Our work focused on three key areas:

  • Seamless integration: Plugging into the existing codebase with minimal disruption to current workflows.
  • Extensive coverage: From the common ML performance metrics, and hyperparameters, to domain-specific visuals such as segmentation masks and task-specific graphs.
  • Extensible foundation: Enabling Fotenix’s engineers to build on the framework as their pipeline evolved.

After a few iterations, we reached a setup that reliably surfaces the information they need to make decisions.

The Results

With unified experiment tracking in place, Fotenix’s data scientists can now easily compare experiments, visualise outputs, and understand how tuning affects model performance — all in one place.

New client projects can now be onboarded in days instead of weeks, with less manual work and higher confidence in the results.

The new framework also laid the groundwork for future improvements: reproducibility, auditability, and better collaboration between engineers.

We also found MLflow capabilities are more than what’s outlined in the basic tutorials. It can infact handle very complex things!

How We Built It

Leaning into our Fuzzy Labs forward deployed engineering principles, we ran regular pair-programming sessions with Fotenix’s engineers and data scientists, straight from the start, refining integrations and ensuring the tooling solved their real challenges.

This way of collaboration meant that we could understand their current and intended workflows and see where the gaps are, after all it’s them who are going to use the solution. It also allowed us to share our knowledge of MLOps, and help Fotenix adopt the principles of it quicker — shaping the system together helped mutual understanding of what we were trying to achieve.

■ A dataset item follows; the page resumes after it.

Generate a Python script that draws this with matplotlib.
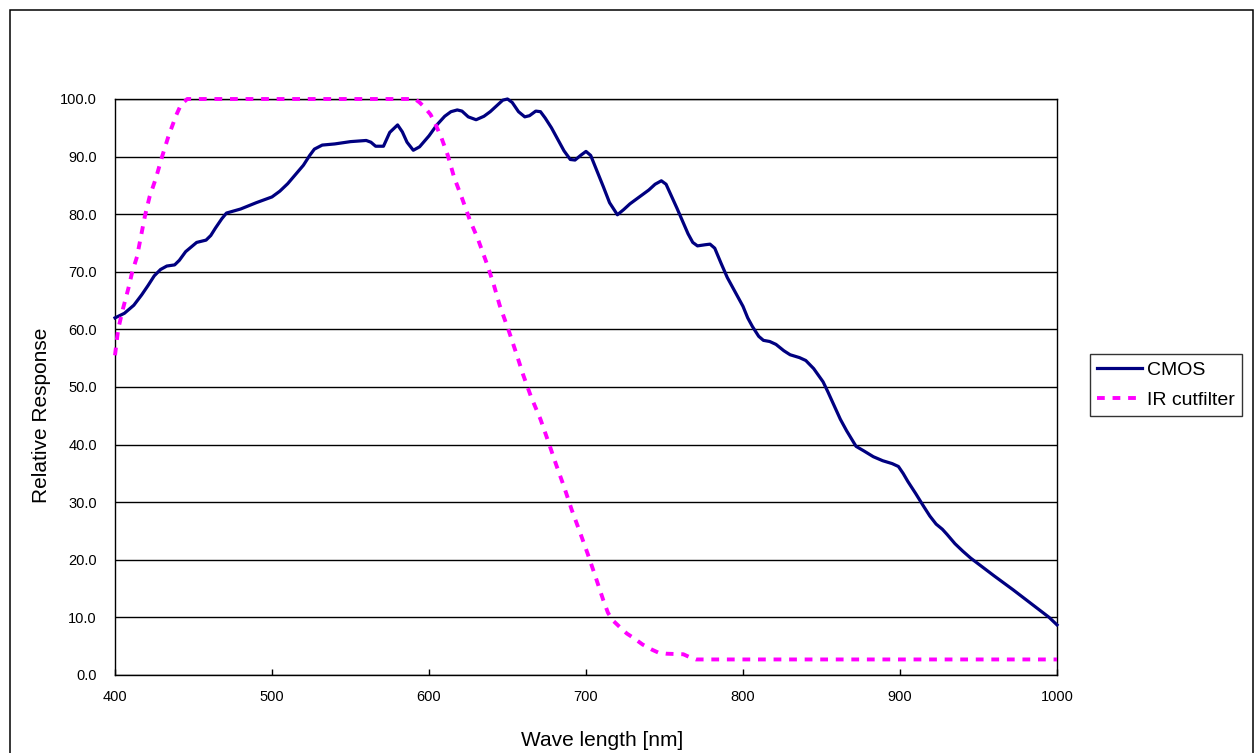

Technology-wise, we built the solution using the MLflow library, chosen for its flexibility and strong community support. Which in turn highlights the power of open source solutions.

Why It Matters

For AI teams in production, the ability to run fast, transparent experiments is critical.

By automating experiment tracking and centralising visibility, Fotenix can now iterate quicker, deploy more confidently, and focus their energy on advancing agricultural intelligence — not on manual tracking. What was once slow and hard to reproduce has become a reliable, scalable system that turns research pipelines into real business value.

They’re now free to focus on what they do best: transforming images of plants into decisions that shape harvests. And behind the scenes, they’ve got an experiment-tracking backbone that can now grow with them, season after season.